● Exercise directions: Identify the lines bearing the string "this" and gather them.

● Raw data:
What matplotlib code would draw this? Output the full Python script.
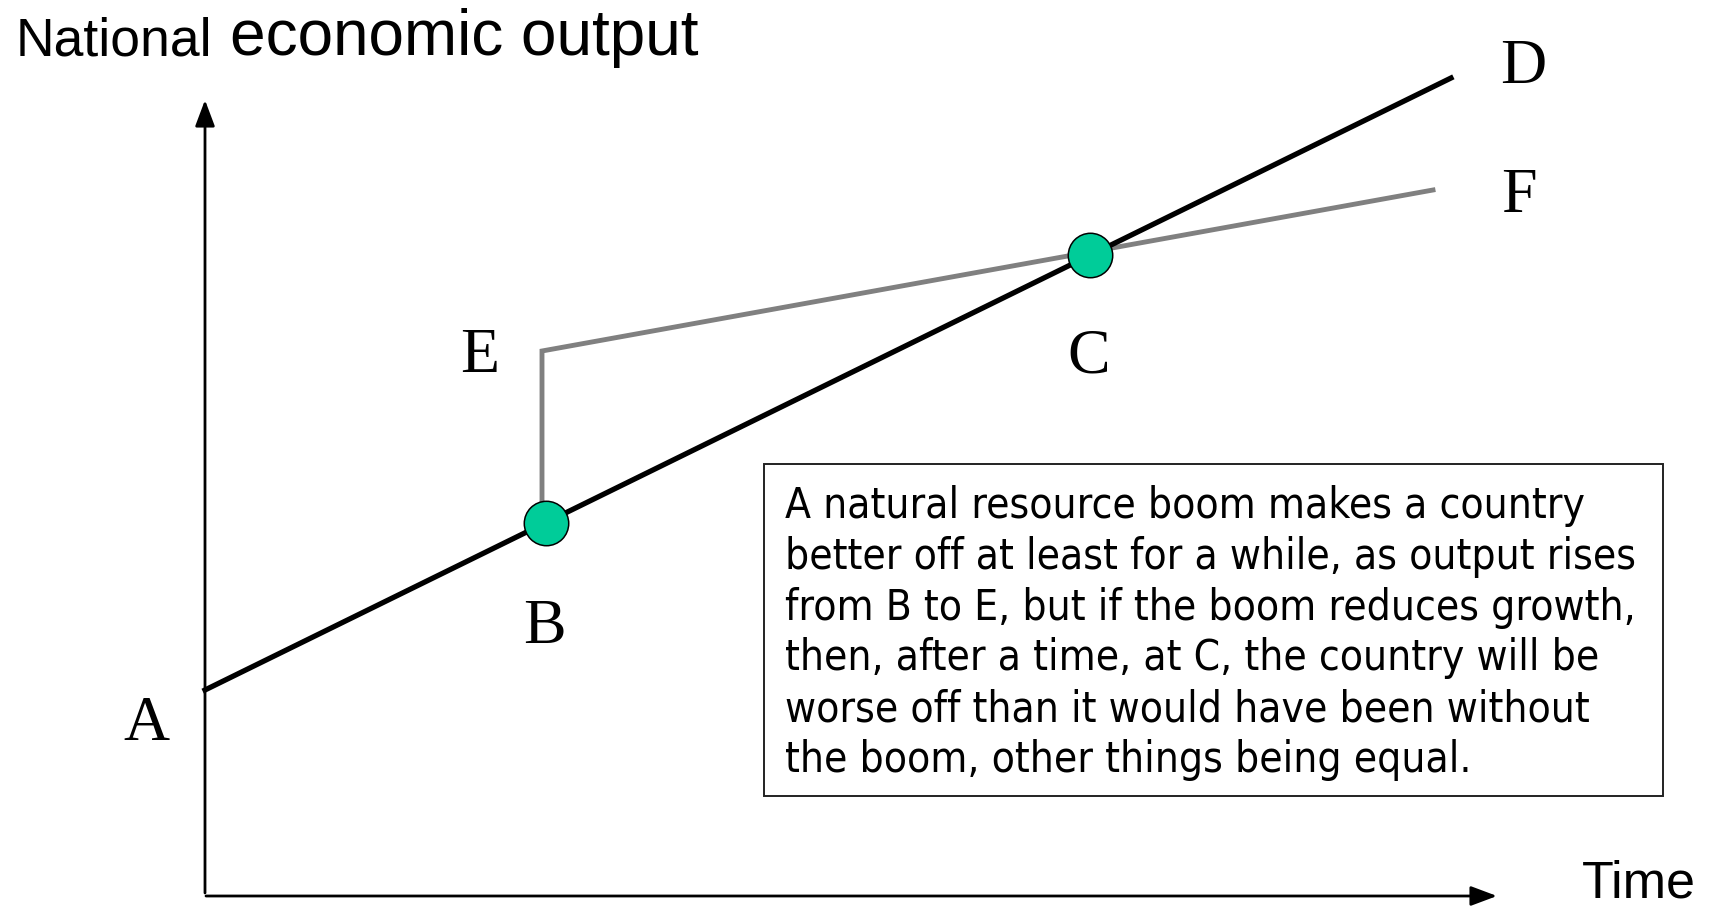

---

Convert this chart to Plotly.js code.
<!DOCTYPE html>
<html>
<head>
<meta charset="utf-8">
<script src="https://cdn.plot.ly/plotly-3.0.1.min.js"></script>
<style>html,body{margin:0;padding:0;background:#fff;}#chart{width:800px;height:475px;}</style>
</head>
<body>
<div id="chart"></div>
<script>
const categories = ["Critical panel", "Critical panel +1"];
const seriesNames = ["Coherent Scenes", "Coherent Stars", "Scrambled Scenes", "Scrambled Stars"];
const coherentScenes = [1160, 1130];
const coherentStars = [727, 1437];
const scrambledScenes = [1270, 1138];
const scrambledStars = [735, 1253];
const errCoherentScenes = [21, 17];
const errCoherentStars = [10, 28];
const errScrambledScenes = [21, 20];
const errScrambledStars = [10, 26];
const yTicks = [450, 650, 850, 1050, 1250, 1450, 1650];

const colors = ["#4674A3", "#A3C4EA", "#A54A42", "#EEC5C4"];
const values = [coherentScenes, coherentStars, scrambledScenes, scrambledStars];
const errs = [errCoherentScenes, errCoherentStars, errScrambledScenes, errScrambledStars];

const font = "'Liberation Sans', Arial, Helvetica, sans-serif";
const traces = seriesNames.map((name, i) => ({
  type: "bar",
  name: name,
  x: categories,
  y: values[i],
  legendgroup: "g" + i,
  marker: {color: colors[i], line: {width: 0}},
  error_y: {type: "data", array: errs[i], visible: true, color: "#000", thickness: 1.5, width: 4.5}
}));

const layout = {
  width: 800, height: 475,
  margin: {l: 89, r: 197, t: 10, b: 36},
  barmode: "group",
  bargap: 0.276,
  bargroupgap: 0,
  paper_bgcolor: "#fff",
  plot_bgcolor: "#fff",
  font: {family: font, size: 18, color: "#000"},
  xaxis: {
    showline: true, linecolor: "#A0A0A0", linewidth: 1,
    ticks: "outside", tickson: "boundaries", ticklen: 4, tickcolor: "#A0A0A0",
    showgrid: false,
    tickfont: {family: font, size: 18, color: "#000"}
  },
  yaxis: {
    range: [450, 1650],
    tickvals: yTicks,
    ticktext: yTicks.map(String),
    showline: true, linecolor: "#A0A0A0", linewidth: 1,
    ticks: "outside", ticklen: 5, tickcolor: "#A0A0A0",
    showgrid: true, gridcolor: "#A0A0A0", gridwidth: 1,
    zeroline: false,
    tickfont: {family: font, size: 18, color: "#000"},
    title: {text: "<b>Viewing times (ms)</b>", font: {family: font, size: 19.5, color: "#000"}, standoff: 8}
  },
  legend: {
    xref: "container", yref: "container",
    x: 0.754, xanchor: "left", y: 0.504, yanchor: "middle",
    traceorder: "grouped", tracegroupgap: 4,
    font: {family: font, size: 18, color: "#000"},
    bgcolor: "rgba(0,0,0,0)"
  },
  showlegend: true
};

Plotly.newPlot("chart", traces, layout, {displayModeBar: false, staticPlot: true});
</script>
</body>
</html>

● Exercise answer:
What matplotlib code would draw this? Output the full Python script.
Convert this chart to Plotly.js code.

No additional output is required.